Exercise task | Repeat, exactly and completely, the material that follows. Omit the pictures.

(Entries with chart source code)
● ● ● ● ● ● ●

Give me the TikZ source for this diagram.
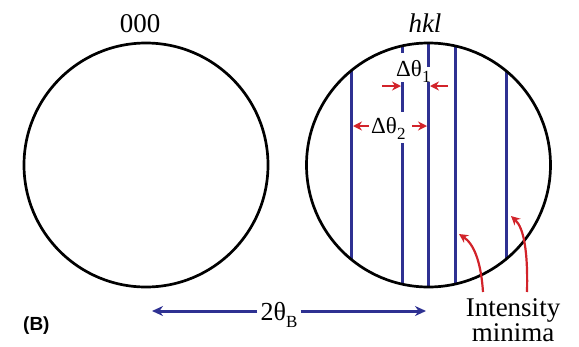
\documentclass[tikz,border=0pt]{standalone}
\usepackage{fontspec}
\setmainfont{Liberation Serif}
\newfontfamily\labfont{Liberation Sans}
\usetikzlibrary{arrows.meta}
\definecolor{navyln}{RGB}{46,49,146}
\definecolor{redarr}{RGB}{210,35,42}
\newcommand\mysub[1]{\raisebox{-0.28em}{\fontsize{17}{17}\selectfont #1}}
\tikzset{
  ring/.style={draw=black, line width=2.7pt},
  minline/.style={draw=navyln, line width=3pt},
  redtip/.style={draw=redarr, line width=2.2pt, -{Stealth[length=9pt,width=9pt]}},
  bluetip/.style={draw=navyln, line width=3pt, -{Stealth[length=11pt,width=10pt]}},
  lbl/.style={inner sep=0pt, font=\fontsize{27}{30}\selectfont},
  dlbl/.style={inner sep=0pt, font=\fontsize{23}{26}\selectfont},
}
\begin{document}
\begin{tikzpicture}[x=1pt,y=-1pt]
\useasboundingbox (0,0) rectangle (579,346);
% circles
\coordinate (cl) at (146,165);
\coordinate (cr) at (428.5,165);
\draw[ring] (cl) circle [radius=122];
% vertical intensity-minima lines, clipped to the right circle
\begin{scope}
  \clip (cr) circle [radius=122];
  \draw[minline] (351,0) -- (351,346);
  \draw[minline] (402,0) -- (402,53);
  \draw[minline] (402,82) -- (402,112);
  \draw[minline] (402,143) -- (402,346);
  \draw[minline] (428.5,0) -- (428.5,67);
  \draw[minline] (428.5,82) -- (428.5,346);
  \draw[minline] (455,0) -- (455,346);
  \draw[minline] (506,0) -- (506,346);
\end{scope}
\draw[ring] (cr) circle [radius=122];
% labels
\node[lbl, anchor=base] (l000) at (140,32) {000};
\node[lbl, anchor=base] (lhkl) at (425,32) {\itshape hkl};
\node[dlbl, anchor=base west] (d1) at (396,76) {Δθ\mysub{1}};
\node[dlbl, anchor=base west] (d2) at (371,133) {Δθ\mysub{2}};
% delta arrows
\coordinate (a1s) at (382,86);  \coordinate (a1e) at (401,86);
\coordinate (a2s) at (448,86);  \coordinate (a2e) at (430,86);
\coordinate (b1s) at (369,126); \coordinate (b1e) at (353,126);
\coordinate (b2s) at (412,126); \coordinate (b2e) at (427,126);
\draw[redtip] (a1s) -- (a1e);
\draw[redtip] (a2s) -- (a2e);
\draw[redtip] (b1s) -- (b1e);
\draw[redtip] (b2s) -- (b2e);
% 2 theta_B arrow
\node[inner sep=0pt, font=\fontsize{26}{28}\selectfont, anchor=base] (tb) at (279,320) {2θ\mysub{B}};
\coordinate (tbl) at (152,311);
\coordinate (tbr) at (426,311);
\draw[bluetip] (tb.west |- tbl) ++(-3,0) -- (tbl);
\draw[bluetip] (tb.east |- tbr) ++(3,0) -- (tbr);
% intensity minima
\node[lbl, anchor=base] (im1) at (513,316) {Intensity};
\node[lbl, anchor=base] (im2) at (513,341) {minima};
\coordinate (m1s) at (483,292); \coordinate (m1e) at (459,234);
\coordinate (m2s) at (527,292); \coordinate (m2e) at (511,216);
\draw[redtip] (m1s) .. controls (481,262) and (474,244) .. (m1e);
\draw[redtip] (m2s) .. controls (528,252) and (524,228) .. (m2e);
% panel label
\node[inner sep=0pt, anchor=base west, font=\labfont\bfseries\fontsize{19}{21}\selectfont] (pB) at (23,330) {(B)};
\end{tikzpicture}
\end{document}
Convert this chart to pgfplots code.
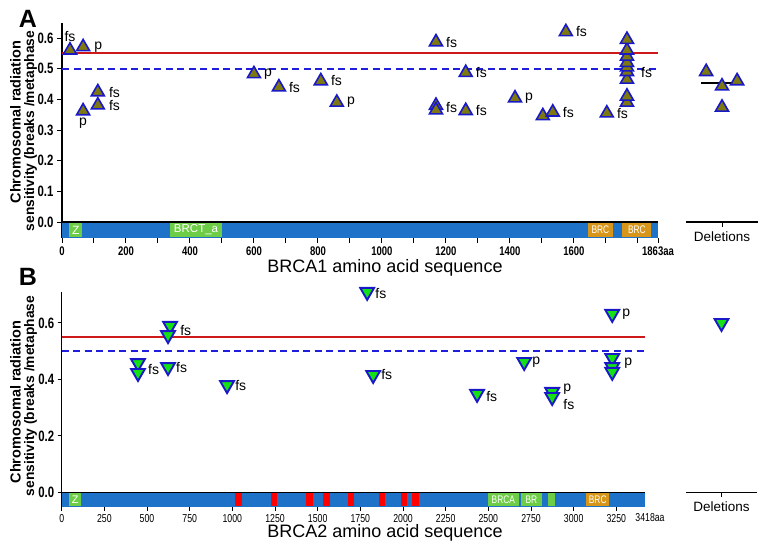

● ● ● ● ● ● ●

Exercise solution |
Give me the TikZ source for this diagram.
\documentclass[tikz,border=0pt]{standalone}
\usepackage{fontspec}
\setmainfont{Liberation Serif}
\newfontfamily\labfont{Liberation Sans}
\usetikzlibrary{arrows.meta}
\definecolor{navyln}{RGB}{46,49,146}
\definecolor{redarr}{RGB}{210,35,42}
\newcommand\mysub[1]{\raisebox{-0.28em}{\fontsize{17}{17}\selectfont #1}}
\tikzset{
  ring/.style={draw=black, line width=2.7pt},
  minline/.style={draw=navyln, line width=3pt},
  redtip/.style={draw=redarr, line width=2.2pt, -{Stealth[length=9pt,width=9pt]}},
  bluetip/.style={draw=navyln, line width=3pt, -{Stealth[length=11pt,width=10pt]}},
  lbl/.style={inner sep=0pt, font=\fontsize{27}{30}\selectfont},
  dlbl/.style={inner sep=0pt, font=\fontsize{23}{26}\selectfont},
}
\begin{document}
\begin{tikzpicture}[x=1pt,y=-1pt]
\useasboundingbox (0,0) rectangle (579,346);
% circles
\coordinate (cl) at (146,165);
\coordinate (cr) at (428.5,165);
\draw[ring] (cl) circle [radius=122];
% vertical intensity-minima lines, clipped to the right circle
\begin{scope}
  \clip (cr) circle [radius=122];
  \draw[minline] (351,0) -- (351,346);
  \draw[minline] (402,0) -- (402,53);
  \draw[minline] (402,82) -- (402,112);
  \draw[minline] (402,143) -- (402,346);
  \draw[minline] (428.5,0) -- (428.5,67);
  \draw[minline] (428.5,82) -- (428.5,346);
  \draw[minline] (455,0) -- (455,346);
  \draw[minline] (506,0) -- (506,346);
\end{scope}
\draw[ring] (cr) circle [radius=122];
% labels
\node[lbl, anchor=base] (l000) at (140,32) {000};
\node[lbl, anchor=base] (lhkl) at (425,32) {\itshape hkl};
\node[dlbl, anchor=base west] (d1) at (396,76) {Δθ\mysub{1}};
\node[dlbl, anchor=base west] (d2) at (371,133) {Δθ\mysub{2}};
% delta arrows
\coordinate (a1s) at (382,86);  \coordinate (a1e) at (401,86);
\coordinate (a2s) at (448,86);  \coordinate (a2e) at (430,86);
\coordinate (b1s) at (369,126); \coordinate (b1e) at (353,126);
\coordinate (b2s) at (412,126); \coordinate (b2e) at (427,126);
\draw[redtip] (a1s) -- (a1e);
\draw[redtip] (a2s) -- (a2e);
\draw[redtip] (b1s) -- (b1e);
\draw[redtip] (b2s) -- (b2e);
% 2 theta_B arrow
\node[inner sep=0pt, font=\fontsize{26}{28}\selectfont, anchor=base] (tb) at (279,320) {2θ\mysub{B}};
\coordinate (tbl) at (152,311);
\coordinate (tbr) at (426,311);
\draw[bluetip] (tb.west |- tbl) ++(-3,0) -- (tbl);
\draw[bluetip] (tb.east |- tbr) ++(3,0) -- (tbr);
% intensity minima
\node[lbl, anchor=base] (im1) at (513,316) {Intensity};
\node[lbl, anchor=base] (im2) at (513,341) {minima};
\coordinate (m1s) at (483,292); \coordinate (m1e) at (459,234);
\coordinate (m2s) at (527,292); \coordinate (m2e) at (511,216);
\draw[redtip] (m1s) .. controls (481,262) and (474,244) .. (m1e);
\draw[redtip] (m2s) .. controls (528,252) and (524,228) .. (m2e);
% panel label
\node[inner sep=0pt, anchor=base west, font=\labfont\bfseries\fontsize{19}{21}\selectfont] (pB) at (23,330) {(B)};
\end{tikzpicture}
\end{document}
Convert this chart to pgfplots code.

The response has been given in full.